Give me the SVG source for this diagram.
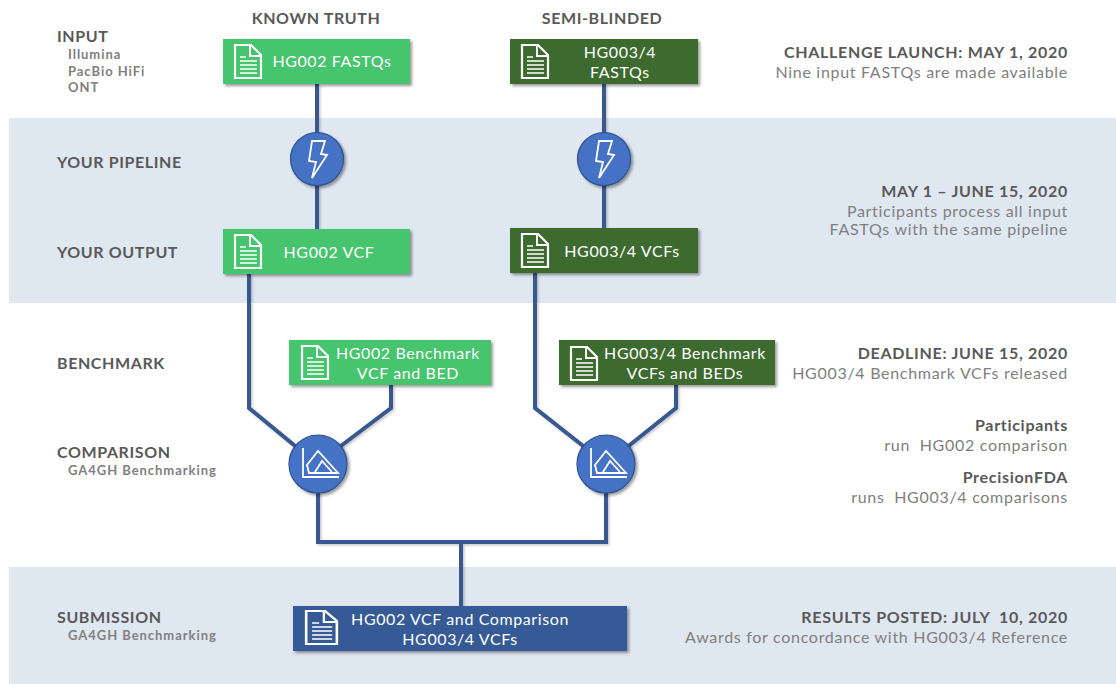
<svg xmlns="http://www.w3.org/2000/svg" width="1116" height="684" viewBox="0 0 1116 684">
<style>
text{font-family:Lato,"Open Sans","Liberation Sans",sans-serif}
.h{font-size:16px;font-weight:700;fill:#595959;letter-spacing:.6px}
.s{font-size:13px;font-weight:700;fill:#808080;letter-spacing:.95px}
.rh{font-size:16px;font-weight:700;fill:#595959;text-anchor:end;letter-spacing:.7px}
.rs{font-size:16px;fill:#808080;text-anchor:end;letter-spacing:.7px}
.n{font-size:16px;fill:#fff;text-anchor:middle;letter-spacing:.6px}
.line{fill:none;stroke:#38598f;stroke-width:4;stroke-linejoin:miter}
.g{fill:#46c46e}.d{fill:#3e6b2f}.b{fill:#365a96}
.c{fill:#4472c4;stroke:#2f528f;stroke-width:1.2}
.ico{fill:none;stroke:#fff;stroke-width:1.8}
</style>
<defs>
<filter id="sh" x="-10%" y="-20%" width="120%" height="140%"><feDropShadow dx="2" dy="2" stdDeviation="1.5" flood-color="#000" flood-opacity=".4"/></filter>
<filter id="lsh" x="-5%" y="-5%" width="110%" height="110%"><feDropShadow dx="1.5" dy="1.5" stdDeviation="1" flood-color="#000" flood-opacity=".22"/></filter>
<g id="doc"><path d="M1 1H17L27 11V34H1Z" fill="none" stroke="#fff" stroke-width="2.2"/><path d="M16 1V12H27" fill="none" stroke="#fff" stroke-width="2"/><path d="M6 13H12M6 17H23M6 21H23M6 25H23M6 29H23" stroke="#fff" stroke-width="1.5" fill="none"/></g>
<g id="bolt"><path d="M-5 -18H8L4 -5L10 -4L-5 19L-1 3L-8 2Z" class="ico"/></g>
<g id="chart"><path d="M-15 -16V13H21" class="ico"/><path d="M0 -13L-11 1L-9 9H20Z" class="ico"/><path d="M-3 8L4 -3L14 8" class="ico"/></g>
</defs>
<rect x="9" y="118" width="1107" height="185" fill="#dfe7f1"/>
<rect x="9" y="567" width="1107" height="117" fill="#dfe7f1"/>
<g id="connectors" filter="url(#lsh)">
<path class="line" d="M317 84V229"/>
<path class="line" d="M604 84V228"/>
<path class="line" d="M249 274V408L317 464"/>
<path class="line" d="M391 385V408L317 464"/>
<path class="line" d="M535 273V408L606 464"/>
<path class="line" d="M676 385V408L606 464"/>
<path class="line" d="M318 464V542H606V464"/>
<path class="line" d="M461 542V606"/>
</g>
<g id="labels-left">
<text class="h" x="57" y="42">INPUT</text>
<text class="s" x="68" y="59">Illumina</text>
<text class="s" x="68" y="76">PacBio HiFi</text>
<text class="s" x="68" y="92">ONT</text>
<text class="h" x="57" y="168">YOUR PIPELINE</text>
<text class="h" x="57" y="258">YOUR OUTPUT</text>
<text class="h" x="57" y="369">BENCHMARK</text>
<text class="h" x="57" y="458">COMPARISON</text>
<text class="s" x="68" y="475">GA4GH Benchmarking</text>
<text class="h" x="57" y="623">SUBMISSION</text>
<text class="s" x="68" y="640">GA4GH Benchmarking</text>
<text class="h" x="316" y="24" text-anchor="middle">KNOWN TRUTH</text>
<text class="h" x="602" y="24" text-anchor="middle">SEMI-BLINDED</text>
</g>
<g id="n-hg002-fastq"><rect class="g" x="223" y="39" width="187" height="45" filter="url(#sh)"/><use href="#doc" x="234" y="44"/><text class="n" x="332" y="67">HG002 FASTQs</text></g>
<g id="n-hg003-fastq"><rect class="d" x="510" y="39" width="188" height="45" filter="url(#sh)"/><use href="#doc" x="521" y="44"/><text class="n" x="620" y="58">HG003/4</text><text class="n" x="620" y="78">FASTQs</text></g>
<g id="n-pipe1"><circle class="c" cx="317" cy="159" r="26.5" filter="url(#sh)"/><use href="#bolt" x="317" y="159"/></g>
<g id="n-pipe2"><circle class="c" cx="604" cy="159" r="26.5" filter="url(#sh)"/><use href="#bolt" x="604" y="159"/></g>
<g id="n-hg002-vcf"><rect class="g" x="223" y="229" width="187" height="45" filter="url(#sh)"/><use href="#doc" x="234" y="234"/><text class="n" x="329" y="258">HG002 VCF</text></g>
<g id="n-hg003-vcf"><rect class="d" x="510" y="228" width="188" height="45" filter="url(#sh)"/><use href="#doc" x="521" y="233"/><text class="n" x="622" y="257">HG003/4 VCFs</text></g>
<g id="n-hg002-bench"><rect class="g" x="289" y="340" width="202" height="45" filter="url(#sh)"/><use href="#doc" x="301" y="345"/><text class="n" x="408" y="359">HG002 Benchmark</text><text class="n" x="408" y="379">VCF and BED</text></g>
<g id="n-hg003-bench"><rect class="d" x="559" y="340" width="216" height="45" filter="url(#sh)"/><use href="#doc" x="570" y="346"/><text class="n" x="685" y="359">HG003/4 Benchmark</text><text class="n" x="685" y="379">VCFs and BEDs</text></g>
<g id="n-cmp1"><circle class="c" cx="318" cy="464" r="29" filter="url(#sh)"/><use href="#chart" x="318" y="464"/></g>
<g id="n-cmp2"><circle class="c" cx="606" cy="464" r="29" filter="url(#sh)"/><use href="#chart" x="606" y="464"/></g>
<g id="n-submission"><rect class="b" x="293" y="606" width="334" height="45" filter="url(#sh)"/><use href="#doc" transform="translate(305 610) scale(1.18 1)"/><text class="n" x="460" y="625">HG002 VCF and Comparison</text><text class="n" x="460" y="645">HG003/4 VCFs</text></g>
<g id="labels-right">
<text class="rh" x="1068" y="58">CHALLENGE LAUNCH: MAY 1, 2020</text>
<text class="rs" x="1068" y="78">Nine input FASTQs are made available</text>
<text class="rh" x="1068" y="197">MAY 1 – JUNE 15, 2020</text>
<text class="rs" x="1068" y="217">Participants process all input</text>
<text class="rs" x="1068" y="235">FASTQs with the same pipeline</text>
<text class="rh" x="1068" y="359">DEADLINE: JUNE 15, 2020</text>
<text class="rs" x="1068" y="379">HG003/4 Benchmark VCFs released</text>
<text class="rh" x="1068" y="431">Participants</text>
<text class="rs" x="1068" y="451" xml:space="preserve">run  HG002 comparison</text>
<text class="rh" x="1068" y="483">PrecisionFDA</text>
<text class="rs" x="1068" y="503" xml:space="preserve">runs  HG003/4 comparisons</text>
<text class="rh" x="1068" y="623" xml:space="preserve">RESULTS POSTED: JULY  10, 2020</text>
<text class="rs" x="1068" y="643">Awards for concordance with HG003/4 Reference</text>
</g>
</svg>
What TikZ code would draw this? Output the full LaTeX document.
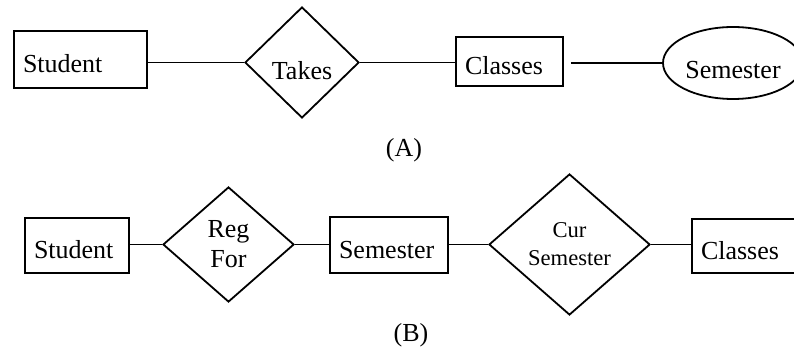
\documentclass[tikz,border=0pt]{standalone}
\usepackage{fontspec}
\setmainfont{Liberation Serif}
\usetikzlibrary{shapes}
\tikzset{erp/.style={
  x=1pt,
  y=-1pt,
  line width=1.8pt,
  font=\fontsize{26}{30}\selectfont
}}
\tikzset{ent/.style={
  draw,
  shape=rectangle,
  inner xsep=9pt,
  inner ysep=0pt,
  align=left,
  text height=27pt,
  text depth=0pt,
}}
\tikzset{rel/.style={
  draw,
  shape=diamond,
  inner sep=0pt,
  align=center,
}}
\tikzset{att/.style={
  draw,
  shape=ellipse,
  inner sep=0pt,
  text height=31pt,
  text depth=0pt,
}}
\begin{document}
\begin{tikzpicture}[erp]
    \useasboundingbox (0,0) rectangle (794,352);
    % (A)
    \node[ent,text width=115pt,minimum height=57pt] (stuA) at (80.5,59.5) {Student};
    \node[rel,minimum width=114pt,minimum height=111pt,
      text height=35pt,text depth=0pt] (takes) at (302,62.5) {Takes};
    \node[ent,text width=89pt,minimum height=49pt] (clsA) at (509.5,61.5) {Classes};
    \node[att,minimum width=140pt,minimum height=72pt] (semA) at (733,63) {Semester};
    \node (capA) at (404,150) {(A)};
    \draw (takes.west -| stuA.east) -- (takes.west);
    \draw (takes.east) -- (clsA.west |- takes.east);
    \draw[shorten <=7pt] (clsA.east |- semA.west) -- (semA.west);
    % (B)
    \node[ent,text width=86pt,minimum height=55pt] (stuB) at (77,245.5) {Student};
    \node[rel,minimum width=131pt,minimum height=115pt] (regfor) at (228.5,244.5) {Reg\\For};
    \node[ent,text width=100pt,minimum height=56pt] (semB) at (389,245) {Semester};
    \node[rel,minimum width=161pt,minimum height=141pt,
      font=\fontsize{22.6}{28}\selectfont] (cursem) at (569.5,244.5) {Cur\\Semester};
    \node[ent,text width=88pt,minimum height=54pt] (clsB) at (745,246) {Classes};
    \node (capB) at (411,335) {(B)};
    \draw (regfor.west -| stuB.east) -- (regfor.west);
    \draw (regfor.east) -- (semB.west |- regfor.east);
    \draw (semB.east |- cursem.west) -- (cursem.west);
    \draw (cursem.east) -- (clsB.west |- cursem.east);
\end{tikzpicture}
\end{document}
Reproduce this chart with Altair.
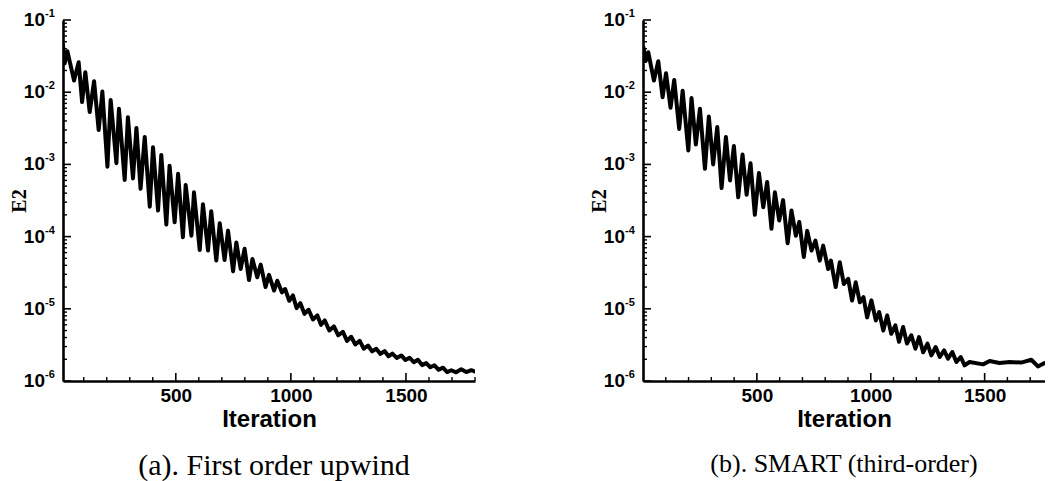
import altair as alt
import pandas as pd

# ---------------- data ----------------
A_PEAK_IT = [10, 29, 78, 107, 145, 181, 217, 253, 292, 329, 365, 401, 437, 473, 510, 543, 579, 618, 654, 691,
             727, 763, 799, 833, 869, 905, 941, 975, 1009, 1041, 1077, 1115, 1147, 1187, 1226, 1262, 1299, 1335,
             1371, 1407, 1441, 1480, 1516, 1552, 1588, 1624, 1661, 1697, 1740, 1784]
A_PEAK_E2 = [4.5e-2, 3.7e-2, 2.6e-2, 1.89e-2, 1.42e-2, 1.02e-2, 7.8e-3, 5.9e-3, 4.5e-3, 3.2e-3,
             2.4e-3, 1.73e-3, 1.35e-3, 9.6e-4, 7.4e-4, 5.2e-4, 4.1e-4, 2.8e-4, 2.25e-4, 1.53e-4,
             1.21e-4, 8.3e-5, 6.8e-5, 4.9e-5, 4.1e-5, 2.95e-5, 2.45e-5, 1.88e-5, 1.53e-5, 1.2e-5,
             9.7e-6, 8.1e-6, 6.9e-6, 5.7e-6, 4.8e-6, 4.1e-6, 3.6e-6, 3.1e-6, 2.8e-6, 2.6e-6,
             2.4e-6, 2.26e-6, 2.1e-6, 1.97e-6, 1.77e-6, 1.65e-6, 1.53e-6, 1.41e-6, 1.45e-6, 1.41e-6]
A_TROUGH_IT = [17, 58, 93, 126, 165, 203, 242, 278, 314, 347, 387, 423, 459, 495, 531, 568, 604, 640, 676, 712,
               749, 782, 818, 854, 890, 927, 961, 993, 1025, 1059, 1096, 1131, 1167, 1206, 1244, 1280, 1317,
               1353, 1389, 1424, 1460, 1498, 1534, 1570, 1606, 1642, 1679, 1718, 1762, 1798]
A_TROUGH_E2 = [2.5e-2, 1.45e-2, 7.3e-3, 5.3e-3, 3.0e-3, 9.3e-4, 1.04e-3, 6.1e-4, 6.4e-4, 4.6e-4,
               2.6e-4, 2.3e-4, 1.47e-4, 1.58e-4, 9.8e-5, 1.03e-4, 6.5e-5, 6.4e-5, 4.65e-5, 4.75e-5,
               3.3e-5, 3.56e-5, 2.5e-5, 2.74e-5, 2.0e-5, 1.79e-5, 1.69e-5, 1.29e-5, 1.02e-5, 8.5e-6,
               7.1e-6, 6.0e-6, 5.0e-6, 4.3e-6, 3.6e-6, 3.2e-6, 2.8e-6, 2.57e-6, 2.37e-6, 2.2e-6,
               2.09e-6, 1.95e-6, 1.82e-6, 1.66e-6, 1.55e-6, 1.43e-6, 1.33e-6, 1.32e-6, 1.33e-6, 1.36e-6]

B_PEAK_IT = [2, 23, 67, 101, 137, 174, 213, 250, 289, 326, 364, 399, 437, 472, 509, 545, 579, 615, 652, 686,
             721, 757, 791, 825, 864, 901, 934, 968, 1003, 1037, 1072, 1108, 1142, 1178, 1212, 1249, 1285,
             1322, 1358, 1395, 1434, 1522, 1610, 1660, 1705, 1763, 1793]
B_PEAK_E2 = [4.2e-2, 3.58e-2, 2.69e-2, 1.83e-2, 1.48e-2, 1.05e-2, 8.3e-3, 5.9e-3, 4.6e-3, 3.3e-3,
             2.4e-3, 1.8e-3, 1.37e-3, 1.04e-3, 7.6e-4, 5.7e-4, 4.1e-4, 3.2e-4, 2.3e-4, 1.6e-4,
             1.2e-4, 8.8e-5, 7.5e-5, 4.65e-5, 4.4e-5, 2.6e-5, 2.33e-5, 1.45e-5, 1.31e-5, 9.0e-6,
             8.1e-6, 5.9e-6, 5.6e-6, 4.3e-6, 4.06e-6, 3.3e-6, 2.96e-6, 2.66e-6, 2.52e-6, 2.15e-6,
             1.83e-6, 1.89e-6, 1.83e-6, 1.8e-6, 1.97e-6, 1.77e-6, 1.68e-6]
B_TROUGH_IT = [12, 48, 86, 121, 159, 199, 232, 272, 308, 345, 382, 418, 455, 491, 528, 564, 598, 635, 671, 706,
               740, 776, 813, 846, 882, 918, 952, 984, 1022, 1055, 1090, 1124, 1159, 1196, 1230, 1266, 1303,
               1339, 1376, 1412, 1493, 1565, 1734]
B_TROUGH_E2 = [2.7e-2, 1.45e-2, 8.5e-3, 6.1e-3, 3.1e-3, 1.56e-3, 1.88e-3, 8.7e-4, 1.0e-3, 4.7e-4,
               6.0e-4, 3.5e-4, 3.8e-4, 2.0e-4, 2.55e-4, 1.28e-4, 1.67e-4, 8.1e-5, 1.03e-4, 5.2e-5,
               6.4e-5, 4.65e-5, 3.56e-5, 2.0e-5, 2.2e-5, 1.3e-5, 1.23e-5, 7.6e-6, 6.9e-6, 5.0e-6,
               4.5e-6, 3.5e-6, 3.3e-6, 2.8e-6, 2.5e-6, 2.26e-6, 2.15e-6, 2.04e-6, 1.83e-6, 1.65e-6,
               1.7e-6, 1.78e-6, 1.59e-6]

Y_DECADES = [1e-1, 1e-2, 1e-3, 1e-4, 1e-5, 1e-6]
Y_EXP = ["-1", "-2", "-3", "-4", "-5", "-6"]
Y_MINOR = [k * d for d in [1e-2, 1e-3, 1e-4, 1e-5, 1e-6] for k in range(2, 10)]
X_MAJOR = [500, 1000, 1500]
X_MINOR = [v for v in range(100, 1801, 100) if v not in X_MAJOR]

CAPTION_A = "(a). First order upwind"
CAPTION_B = "(b). SMART (third-order)"

H = 361
SANS = "Liberation Sans"
SERIF = "Liberation Serif"


def panel(pk_it, pk_e, tr_it, tr_e, xdom, width, caption, cap_size, cap_dx):
    df = pd.DataFrame({"it": pk_it + tr_it, "e2": pk_e + tr_e}).sort_values("it")
    xs = alt.Scale(domain=xdom, nice=False, zero=False)
    ys = alt.Scale(type="log", domain=[1e-6, 1e-1], nice=False)
    xaxis = alt.Axis(
        values=X_MAJOR, format="d", ticks=False, grid=False, domainColor="black", domainWidth=2.6,
        labelFont=SANS, labelFontWeight="bold", labelFontSize=19, labelColor="black",
        labelPadding=5, title="Iteration", titleFont=SANS, titleFontWeight="bold",
        titleFontSize=24, titleColor="black", titlePadding=2)
    yaxis = alt.Axis(
        labels=False, ticks=False, grid=False, domainColor="black", domainWidth=2.6,
        title="E2", titleFont=SERIF, titleFontWeight="bold", titleFontSize=20,
        titleColor="#000000", titlePadding=34)

    def X(f):
        return alt.X(f, scale=xs, axis=xaxis)

    def Y(f):
        return alt.Y(f, scale=ys, axis=yaxis)

    line = alt.Chart(df).mark_line(
        color="black", strokeWidth=4, strokeJoin="round", strokeCap="round", clip=True
    ).encode(x=X("it:Q"), y=Y("e2:Q"), order="it:Q")

    ymaj = pd.DataFrame({"v": Y_DECADES, "lab": Y_EXP})
    ymin = pd.DataFrame({"v": Y_MINOR})
    xmaj = pd.DataFrame({"v": X_MAJOR})
    xmin = pd.DataFrame({"v": [v for v in X_MINOR if v <= xdom[1]]})

    ytick_major = alt.Chart(ymaj).mark_rule(color="black", strokeWidth=1.6).encode(
        y=Y("v:Q"), x=alt.value(0), x2=alt.value(8))
    ytick_minor = alt.Chart(ymin).mark_rule(color="black", strokeWidth=1.4).encode(
        y=Y("v:Q"), x=alt.value(0), x2=alt.value(4))
    xtick_major = alt.Chart(xmaj).mark_rule(color="black", strokeWidth=1.6).encode(
        x=X("v:Q"), y=alt.value(H), y2=alt.value(H - 8))
    xtick_minor = alt.Chart(xmin).mark_rule(color="black", strokeWidth=1.4).encode(
        x=X("v:Q"), y=alt.value(H), y2=alt.value(H - 4))

    ten = alt.Chart(ymaj).mark_text(
        text="10", align="right", baseline="middle", font=SANS, fontWeight="bold",
        fontSize=19, color="black"
    ).encode(y=Y("v:Q"), x=alt.value(-18))
    expo = alt.Chart(ymaj).mark_text(
        align="left", baseline="middle", font=SANS, fontWeight="bold", fontSize=11,
        color="black", dy=-6
    ).encode(y=Y("v:Q"), x=alt.value(-18), text="lab:N")

    return alt.layer(line, ytick_major, ytick_minor, xtick_major, xtick_minor, ten, expo).properties(
        width=width, height=H,
        title=alt.TitleParams(caption, orient="bottom", font=SERIF, fontSize=cap_size,
                              fontWeight="normal", color="black", anchor="middle",
                              offset=20, dx=cap_dx),
    )


pa = panel(A_PEAK_IT, A_PEAK_E2, A_TROUGH_IT, A_TROUGH_E2, [10, 1800], 412, CAPTION_A, 30, 5)
pb = panel(B_PEAK_IT, B_PEAK_E2, B_TROUGH_IT, B_TROUGH_E2, [0, 1765], 402, CAPTION_B, 26, 0)

chart = alt.hconcat(pa, pb, spacing=113).properties(
    padding={"left": 1, "top": 0, "right": 0, "bottom": 0}
).configure_view(stroke=None)
chart.save("out.html", embed_options={"renderer": "svg", "actions": False})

#### The exercise
Make an exact copy of the lines from the one with "Reproduce this chart with Altair." through the one with "import pandas as pd", both ends in, and nothing else. Drop every picture.

#### Exercise solution
Reproduce this chart with Altair.
import altair as alt
import pandas as pd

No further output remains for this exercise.